Goal of the exercise
Transcribe the material from its first line onward, ending with the line that contains "const mainYMinor = [0.01,0.03,0.05,0.07];" and adding nothing beyond it.

┌────────

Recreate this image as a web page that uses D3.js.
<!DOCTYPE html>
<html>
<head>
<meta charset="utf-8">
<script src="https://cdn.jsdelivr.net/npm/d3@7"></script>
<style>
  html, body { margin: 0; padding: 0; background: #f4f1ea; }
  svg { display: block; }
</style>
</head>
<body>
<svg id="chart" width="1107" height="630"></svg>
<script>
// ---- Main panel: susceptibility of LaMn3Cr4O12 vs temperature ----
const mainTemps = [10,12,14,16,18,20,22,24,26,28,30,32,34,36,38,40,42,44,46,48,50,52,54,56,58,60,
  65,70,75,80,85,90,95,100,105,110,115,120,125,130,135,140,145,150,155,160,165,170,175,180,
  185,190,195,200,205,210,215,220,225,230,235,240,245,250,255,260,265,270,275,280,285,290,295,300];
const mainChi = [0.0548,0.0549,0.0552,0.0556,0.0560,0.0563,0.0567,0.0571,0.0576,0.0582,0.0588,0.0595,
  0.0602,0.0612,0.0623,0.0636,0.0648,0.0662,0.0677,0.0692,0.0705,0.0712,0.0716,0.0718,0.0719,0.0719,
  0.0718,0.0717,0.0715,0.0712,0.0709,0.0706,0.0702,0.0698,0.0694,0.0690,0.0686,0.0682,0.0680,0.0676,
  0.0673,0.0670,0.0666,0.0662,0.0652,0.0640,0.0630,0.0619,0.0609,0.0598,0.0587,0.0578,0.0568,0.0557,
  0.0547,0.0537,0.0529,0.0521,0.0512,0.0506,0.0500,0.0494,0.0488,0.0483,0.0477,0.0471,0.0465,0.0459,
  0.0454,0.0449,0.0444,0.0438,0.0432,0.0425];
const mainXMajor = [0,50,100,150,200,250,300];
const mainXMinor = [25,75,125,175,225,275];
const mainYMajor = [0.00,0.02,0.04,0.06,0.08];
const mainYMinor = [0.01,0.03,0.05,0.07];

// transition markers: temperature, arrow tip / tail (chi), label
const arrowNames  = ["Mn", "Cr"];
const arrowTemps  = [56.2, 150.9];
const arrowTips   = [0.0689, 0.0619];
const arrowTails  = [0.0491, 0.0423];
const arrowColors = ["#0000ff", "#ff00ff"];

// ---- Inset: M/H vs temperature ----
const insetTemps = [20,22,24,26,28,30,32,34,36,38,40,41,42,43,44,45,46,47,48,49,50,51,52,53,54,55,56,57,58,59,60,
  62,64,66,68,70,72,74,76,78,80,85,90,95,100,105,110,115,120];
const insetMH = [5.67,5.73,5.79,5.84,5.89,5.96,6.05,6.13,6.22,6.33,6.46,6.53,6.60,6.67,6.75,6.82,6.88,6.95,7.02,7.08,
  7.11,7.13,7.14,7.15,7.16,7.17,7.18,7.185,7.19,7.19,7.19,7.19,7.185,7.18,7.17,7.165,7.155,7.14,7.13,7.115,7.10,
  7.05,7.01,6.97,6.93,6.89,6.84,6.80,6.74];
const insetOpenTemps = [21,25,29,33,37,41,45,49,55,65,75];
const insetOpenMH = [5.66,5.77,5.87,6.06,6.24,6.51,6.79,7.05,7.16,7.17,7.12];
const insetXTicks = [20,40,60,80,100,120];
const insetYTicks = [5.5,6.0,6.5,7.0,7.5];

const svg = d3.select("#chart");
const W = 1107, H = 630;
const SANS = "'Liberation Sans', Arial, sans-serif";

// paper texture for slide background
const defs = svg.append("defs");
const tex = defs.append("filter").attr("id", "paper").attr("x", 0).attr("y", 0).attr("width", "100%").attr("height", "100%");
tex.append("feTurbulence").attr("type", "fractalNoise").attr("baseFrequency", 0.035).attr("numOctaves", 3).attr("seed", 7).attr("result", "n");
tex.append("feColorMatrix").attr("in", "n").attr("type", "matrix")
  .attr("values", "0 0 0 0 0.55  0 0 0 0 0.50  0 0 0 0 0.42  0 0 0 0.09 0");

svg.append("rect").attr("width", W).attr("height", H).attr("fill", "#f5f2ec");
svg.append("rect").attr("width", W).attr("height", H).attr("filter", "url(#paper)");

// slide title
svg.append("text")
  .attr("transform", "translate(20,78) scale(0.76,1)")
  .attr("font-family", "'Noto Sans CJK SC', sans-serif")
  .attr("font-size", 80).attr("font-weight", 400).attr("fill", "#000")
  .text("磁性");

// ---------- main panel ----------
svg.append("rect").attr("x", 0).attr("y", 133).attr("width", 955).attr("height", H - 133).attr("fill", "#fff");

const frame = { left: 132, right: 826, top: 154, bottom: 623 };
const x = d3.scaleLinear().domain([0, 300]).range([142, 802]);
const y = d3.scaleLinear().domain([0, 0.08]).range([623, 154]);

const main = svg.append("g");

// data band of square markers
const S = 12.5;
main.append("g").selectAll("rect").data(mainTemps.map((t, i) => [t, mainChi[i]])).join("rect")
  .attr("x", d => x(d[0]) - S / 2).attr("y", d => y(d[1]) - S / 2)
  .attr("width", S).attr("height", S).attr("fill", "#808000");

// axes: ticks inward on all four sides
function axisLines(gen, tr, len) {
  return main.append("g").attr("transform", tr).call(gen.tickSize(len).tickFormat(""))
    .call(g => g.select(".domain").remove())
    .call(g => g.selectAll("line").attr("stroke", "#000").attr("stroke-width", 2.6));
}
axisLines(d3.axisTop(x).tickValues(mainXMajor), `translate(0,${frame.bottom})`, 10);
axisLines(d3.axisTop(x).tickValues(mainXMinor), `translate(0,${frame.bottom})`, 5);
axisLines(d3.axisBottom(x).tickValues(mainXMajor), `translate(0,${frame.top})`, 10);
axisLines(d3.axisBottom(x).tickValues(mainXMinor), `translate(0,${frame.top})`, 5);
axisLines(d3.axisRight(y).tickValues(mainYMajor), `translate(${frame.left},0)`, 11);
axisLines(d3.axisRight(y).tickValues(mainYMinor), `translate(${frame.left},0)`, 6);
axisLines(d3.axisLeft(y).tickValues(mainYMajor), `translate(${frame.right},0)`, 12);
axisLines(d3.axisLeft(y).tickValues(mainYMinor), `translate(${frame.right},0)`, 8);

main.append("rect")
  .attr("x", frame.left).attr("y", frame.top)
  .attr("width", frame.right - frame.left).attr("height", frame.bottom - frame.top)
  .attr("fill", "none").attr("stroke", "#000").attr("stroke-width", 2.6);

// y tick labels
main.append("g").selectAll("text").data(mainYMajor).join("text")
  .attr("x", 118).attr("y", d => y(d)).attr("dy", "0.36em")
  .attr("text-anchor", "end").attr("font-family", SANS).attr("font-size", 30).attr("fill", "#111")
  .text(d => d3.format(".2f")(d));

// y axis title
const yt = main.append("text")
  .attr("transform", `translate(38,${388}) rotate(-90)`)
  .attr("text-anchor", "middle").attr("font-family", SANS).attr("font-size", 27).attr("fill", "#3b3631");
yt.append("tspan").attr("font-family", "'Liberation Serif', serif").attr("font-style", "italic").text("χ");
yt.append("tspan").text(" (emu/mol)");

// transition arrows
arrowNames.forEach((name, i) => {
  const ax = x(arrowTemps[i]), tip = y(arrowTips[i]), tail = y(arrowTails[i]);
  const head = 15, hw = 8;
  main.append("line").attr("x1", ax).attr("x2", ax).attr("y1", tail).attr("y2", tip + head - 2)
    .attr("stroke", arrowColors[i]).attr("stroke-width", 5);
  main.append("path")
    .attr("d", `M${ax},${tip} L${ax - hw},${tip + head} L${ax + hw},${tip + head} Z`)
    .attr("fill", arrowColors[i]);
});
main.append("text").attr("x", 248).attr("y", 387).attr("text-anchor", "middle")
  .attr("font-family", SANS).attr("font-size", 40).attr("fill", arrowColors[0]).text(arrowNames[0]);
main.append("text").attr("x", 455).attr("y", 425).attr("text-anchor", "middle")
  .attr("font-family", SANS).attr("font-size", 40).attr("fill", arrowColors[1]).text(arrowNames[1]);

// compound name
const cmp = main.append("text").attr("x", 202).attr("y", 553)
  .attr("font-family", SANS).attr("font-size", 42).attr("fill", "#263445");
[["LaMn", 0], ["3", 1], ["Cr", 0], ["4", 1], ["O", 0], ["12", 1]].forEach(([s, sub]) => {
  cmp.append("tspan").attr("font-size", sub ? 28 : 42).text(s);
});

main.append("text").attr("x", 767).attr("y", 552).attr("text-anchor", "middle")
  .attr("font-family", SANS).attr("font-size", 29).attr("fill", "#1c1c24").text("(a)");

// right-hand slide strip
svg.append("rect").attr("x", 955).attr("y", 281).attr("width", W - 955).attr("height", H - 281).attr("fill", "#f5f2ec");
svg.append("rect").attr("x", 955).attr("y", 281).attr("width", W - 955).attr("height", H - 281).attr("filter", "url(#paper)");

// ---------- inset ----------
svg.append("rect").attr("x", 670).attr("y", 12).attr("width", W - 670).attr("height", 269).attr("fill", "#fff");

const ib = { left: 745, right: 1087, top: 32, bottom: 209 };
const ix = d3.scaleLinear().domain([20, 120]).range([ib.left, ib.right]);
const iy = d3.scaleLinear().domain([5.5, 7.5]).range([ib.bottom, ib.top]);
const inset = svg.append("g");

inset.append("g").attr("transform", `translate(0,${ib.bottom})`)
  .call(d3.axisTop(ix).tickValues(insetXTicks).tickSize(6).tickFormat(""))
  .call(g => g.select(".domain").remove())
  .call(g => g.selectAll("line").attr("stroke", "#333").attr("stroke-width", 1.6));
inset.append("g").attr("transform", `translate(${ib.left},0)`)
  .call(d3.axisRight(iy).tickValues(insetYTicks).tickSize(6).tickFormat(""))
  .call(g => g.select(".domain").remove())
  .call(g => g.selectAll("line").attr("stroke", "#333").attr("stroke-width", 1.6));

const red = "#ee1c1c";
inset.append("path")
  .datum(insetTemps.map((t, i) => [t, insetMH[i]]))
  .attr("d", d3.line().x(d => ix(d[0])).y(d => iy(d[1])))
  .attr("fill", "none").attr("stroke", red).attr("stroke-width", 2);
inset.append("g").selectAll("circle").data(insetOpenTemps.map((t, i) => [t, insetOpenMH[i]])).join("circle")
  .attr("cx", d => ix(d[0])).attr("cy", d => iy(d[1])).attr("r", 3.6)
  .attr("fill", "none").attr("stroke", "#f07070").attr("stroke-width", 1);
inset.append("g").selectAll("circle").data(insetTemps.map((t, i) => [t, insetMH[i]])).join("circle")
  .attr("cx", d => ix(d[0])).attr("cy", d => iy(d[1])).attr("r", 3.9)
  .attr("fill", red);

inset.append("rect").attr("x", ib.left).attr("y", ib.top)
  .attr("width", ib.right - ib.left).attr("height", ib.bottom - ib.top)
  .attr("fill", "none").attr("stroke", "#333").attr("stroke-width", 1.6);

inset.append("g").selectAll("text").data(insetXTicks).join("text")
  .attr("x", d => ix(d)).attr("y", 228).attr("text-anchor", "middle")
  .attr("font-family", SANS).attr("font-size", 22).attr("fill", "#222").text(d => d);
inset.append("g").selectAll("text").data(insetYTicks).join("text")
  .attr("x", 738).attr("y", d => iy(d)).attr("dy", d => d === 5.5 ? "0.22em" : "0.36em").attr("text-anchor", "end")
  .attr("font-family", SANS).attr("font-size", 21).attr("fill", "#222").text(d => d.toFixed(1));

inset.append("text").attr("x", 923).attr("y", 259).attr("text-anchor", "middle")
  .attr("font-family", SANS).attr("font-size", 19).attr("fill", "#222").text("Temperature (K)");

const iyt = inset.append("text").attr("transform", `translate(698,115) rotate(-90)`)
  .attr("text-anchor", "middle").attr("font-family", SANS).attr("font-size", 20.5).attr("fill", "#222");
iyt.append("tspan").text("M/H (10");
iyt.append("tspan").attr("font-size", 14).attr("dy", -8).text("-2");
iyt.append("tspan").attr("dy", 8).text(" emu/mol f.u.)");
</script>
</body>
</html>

└────────

Exercise solution
Recreate this image as a web page that uses D3.js.
<!DOCTYPE html>
<html>
<head>
<meta charset="utf-8">
<script src="https://cdn.jsdelivr.net/npm/d3@7"></script>
<style>
  html, body { margin: 0; padding: 0; background: #f4f1ea; }
  svg { display: block; }
</style>
</head>
<body>
<svg id="chart" width="1107" height="630"></svg>
<script>
// ---- Main panel: susceptibility of LaMn3Cr4O12 vs temperature ----
const mainTemps = [10,12,14,16,18,20,22,24,26,28,30,32,34,36,38,40,42,44,46,48,50,52,54,56,58,60,
  65,70,75,80,85,90,95,100,105,110,115,120,125,130,135,140,145,150,155,160,165,170,175,180,
  185,190,195,200,205,210,215,220,225,230,235,240,245,250,255,260,265,270,275,280,285,290,295,300];
const mainChi = [0.0548,0.0549,0.0552,0.0556,0.0560,0.0563,0.0567,0.0571,0.0576,0.0582,0.0588,0.0595,
  0.0602,0.0612,0.0623,0.0636,0.0648,0.0662,0.0677,0.0692,0.0705,0.0712,0.0716,0.0718,0.0719,0.0719,
  0.0718,0.0717,0.0715,0.0712,0.0709,0.0706,0.0702,0.0698,0.0694,0.0690,0.0686,0.0682,0.0680,0.0676,
  0.0673,0.0670,0.0666,0.0662,0.0652,0.0640,0.0630,0.0619,0.0609,0.0598,0.0587,0.0578,0.0568,0.0557,
  0.0547,0.0537,0.0529,0.0521,0.0512,0.0506,0.0500,0.0494,0.0488,0.0483,0.0477,0.0471,0.0465,0.0459,
  0.0454,0.0449,0.0444,0.0438,0.0432,0.0425];
const mainXMajor = [0,50,100,150,200,250,300];
const mainXMinor = [25,75,125,175,225,275];
const mainYMajor = [0.00,0.02,0.04,0.06,0.08];
const mainYMinor = [0.01,0.03,0.05,0.07];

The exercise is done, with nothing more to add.